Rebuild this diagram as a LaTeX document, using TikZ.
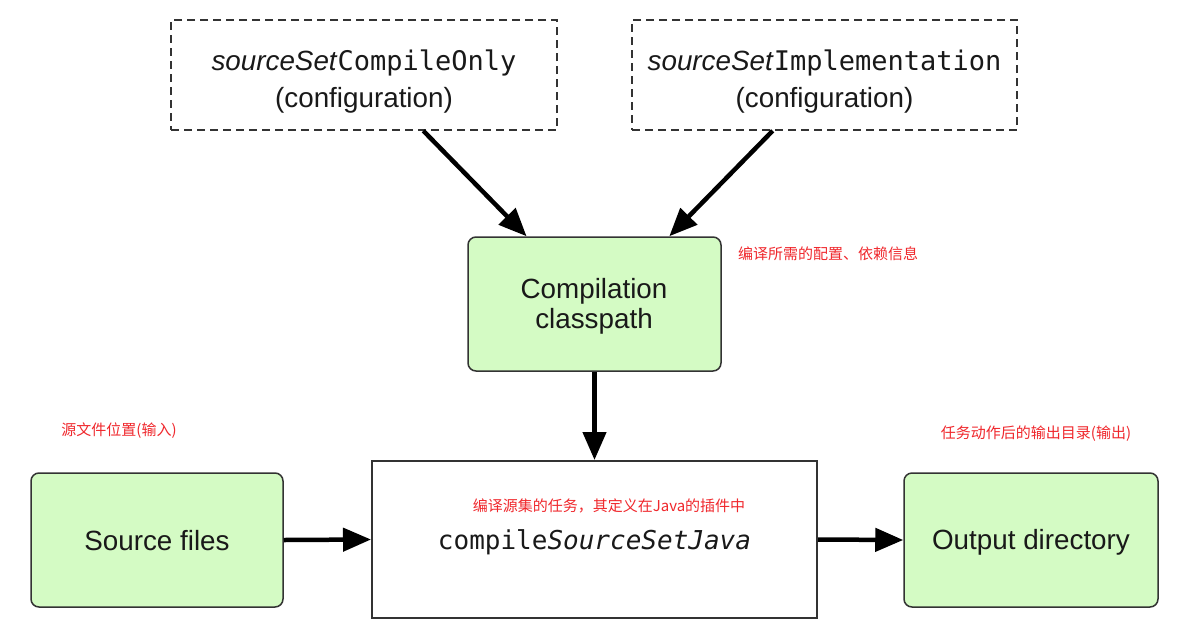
\documentclass[tikz,border=0pt]{standalone}
\usepackage{fontspec}
\setmainfont{Liberation Sans}
\newfontfamily\monof{DejaVu Sans Mono}[ItalicFont={DejaVu Sans Mono Oblique}]
\newfontfamily\cjk{Noto Sans CJK SC}
\usetikzlibrary{arrows.meta,calc}
\definecolor{boxgreen}{RGB}{212,251,196}
\definecolor{edgegray}{RGB}{51,51,51}
\definecolor{notered}{RGB}{240,40,45}
\tikzset{
  dashbox/.style={draw=edgegray, line width=1.5pt, dash pattern=on 8pt off 5pt, inner sep=0pt},
  greenbox/.style={draw=edgegray, line width=1.5pt, fill=boxgreen, rounded corners=8pt, inner sep=0pt},
  taskbox/.style={draw=edgegray, line width=2pt, fill=white, inner sep=0pt},
  lbl/.style={font=\fontsize{27.8}{32}\selectfont, text=black!90, inner sep=0pt, anchor=base},
  note/.style={font=\cjk\fontsize{15}{18}\selectfont, text=notered, inner sep=0pt},
  flow/.style={line width=4.5pt, -{Triangle[length=28pt,width=23pt]}},
}
\begin{document}
\begin{tikzpicture}[x=1pt,y=-1pt]
\useasboundingbox[fill=white] (0,0) rectangle (1184,625);

% boxes
\node[dashbox, minimum width=386pt, minimum height=110pt] (co) at (364,75) {};
\node[dashbox, minimum width=385pt, minimum height=110pt] (im) at (824.5,75) {};
\node[greenbox, minimum width=253pt, minimum height=134pt] (cp) at (594.5,304) {};
\node[taskbox, minimum width=445pt, minimum height=157pt] (task) at (594.5,539.5) {};
\node[greenbox, minimum width=252pt, minimum height=134pt] (src) at (157,540) {};
\node[greenbox, minimum width=254pt, minimum height=134pt] (out) at (1031,540) {};

% labels
\node[lbl] (coA) at (364,70) {\textit{sourceSet}{\monof\fontsize{27}{32}\selectfont CompileOnly}};
\node[lbl] (coB) at (364,107) {(configuration)};
\node[lbl] (imA) at (824.5,70) {\textit{sourceSet}{\monof\fontsize{27}{32}\selectfont Implementation}};
\node[lbl] (imB) at (824.5,107) {(configuration)};
\node[lbl] (cpA) at (594,298) {Compilation};
\node[lbl] (cpB) at (594,328) {classpath};
\node[lbl] (taskT) at (594.5,549) {\monof\fontsize{26}{30}\selectfont compile\textit{SourceSetJava}};
\node[lbl] (srcT) at (157,550) {Source files};
\node[lbl] (outT) at (1031,549) {Output directory};

% notes
\node[note] (n1) at (828,254) {编译所需的配置、依赖信息};
\node[note] (n2) at (119,431) {源文件位置(输入)};
\node[note] (n3) at (1036,434) {任务动作后的输出目录(输出)};
\node[note] (n4) at (609,506) {编译源集的任务，其定义在Java的插件中};

% connectors
\draw[flow] ($(co.south west)!0.653!(co.south east)$) -- ($(cp.north west)!0.233!(cp.north east)$);
\draw[flow] ($(im.south west)!0.366!(im.south east)$) -- ($(cp.north west)!0.794!(cp.north east)$);
\draw[flow] (cp.south) -- (task.north);
\draw[flow] (src.east) -- (task.west);
\draw[flow] (task.east) -- (out.west);
\end{tikzpicture}
\end{document}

◇ ◇ ◇ ◇

* **Aim**
Write out the full set of lines verbatim, without the pictures.

* **Complete answer**
Rebuild this diagram as a LaTeX document, using TikZ.
\documentclass[tikz,border=0pt]{standalone}
\usepackage{fontspec}
\setmainfont{Liberation Sans}
\newfontfamily\monof{DejaVu Sans Mono}[ItalicFont={DejaVu Sans Mono Oblique}]
\newfontfamily\cjk{Noto Sans CJK SC}
\usetikzlibrary{arrows.meta,calc}
\definecolor{boxgreen}{RGB}{212,251,196}
\definecolor{edgegray}{RGB}{51,51,51}
\definecolor{notered}{RGB}{240,40,45}
\tikzset{
  dashbox/.style={draw=edgegray, line width=1.5pt, dash pattern=on 8pt off 5pt, inner sep=0pt},
  greenbox/.style={draw=edgegray, line width=1.5pt, fill=boxgreen, rounded corners=8pt, inner sep=0pt},
  taskbox/.style={draw=edgegray, line width=2pt, fill=white, inner sep=0pt},
  lbl/.style={font=\fontsize{27.8}{32}\selectfont, text=black!90, inner sep=0pt, anchor=base},
  note/.style={font=\cjk\fontsize{15}{18}\selectfont, text=notered, inner sep=0pt},
  flow/.style={line width=4.5pt, -{Triangle[length=28pt,width=23pt]}},
}
\begin{document}
\begin{tikzpicture}[x=1pt,y=-1pt]
\useasboundingbox[fill=white] (0,0) rectangle (1184,625);

% boxes
\node[dashbox, minimum width=386pt, minimum height=110pt] (co) at (364,75) {};
\node[dashbox, minimum width=385pt, minimum height=110pt] (im) at (824.5,75) {};
\node[greenbox, minimum width=253pt, minimum height=134pt] (cp) at (594.5,304) {};
\node[taskbox, minimum width=445pt, minimum height=157pt] (task) at (594.5,539.5) {};
\node[greenbox, minimum width=252pt, minimum height=134pt] (src) at (157,540) {};
\node[greenbox, minimum width=254pt, minimum height=134pt] (out) at (1031,540) {};

% labels
\node[lbl] (coA) at (364,70) {\textit{sourceSet}{\monof\fontsize{27}{32}\selectfont CompileOnly}};
\node[lbl] (coB) at (364,107) {(configuration)};
\node[lbl] (imA) at (824.5,70) {\textit{sourceSet}{\monof\fontsize{27}{32}\selectfont Implementation}};
\node[lbl] (imB) at (824.5,107) {(configuration)};
\node[lbl] (cpA) at (594,298) {Compilation};
\node[lbl] (cpB) at (594,328) {classpath};
\node[lbl] (taskT) at (594.5,549) {\monof\fontsize{26}{30}\selectfont compile\textit{SourceSetJava}};
\node[lbl] (srcT) at (157,550) {Source files};
\node[lbl] (outT) at (1031,549) {Output directory};

% notes
\node[note] (n1) at (828,254) {编译所需的配置、依赖信息};
\node[note] (n2) at (119,431) {源文件位置(输入)};
\node[note] (n3) at (1036,434) {任务动作后的输出目录(输出)};
\node[note] (n4) at (609,506) {编译源集的任务，其定义在Java的插件中};

% connectors
\draw[flow] ($(co.south west)!0.653!(co.south east)$) -- ($(cp.north west)!0.233!(cp.north east)$);
\draw[flow] ($(im.south west)!0.366!(im.south east)$) -- ($(cp.north west)!0.794!(cp.north east)$);
\draw[flow] (cp.south) -- (task.north);
\draw[flow] (src.east) -- (task.west);
\draw[flow] (task.east) -- (out.west);
\end{tikzpicture}
\end{document}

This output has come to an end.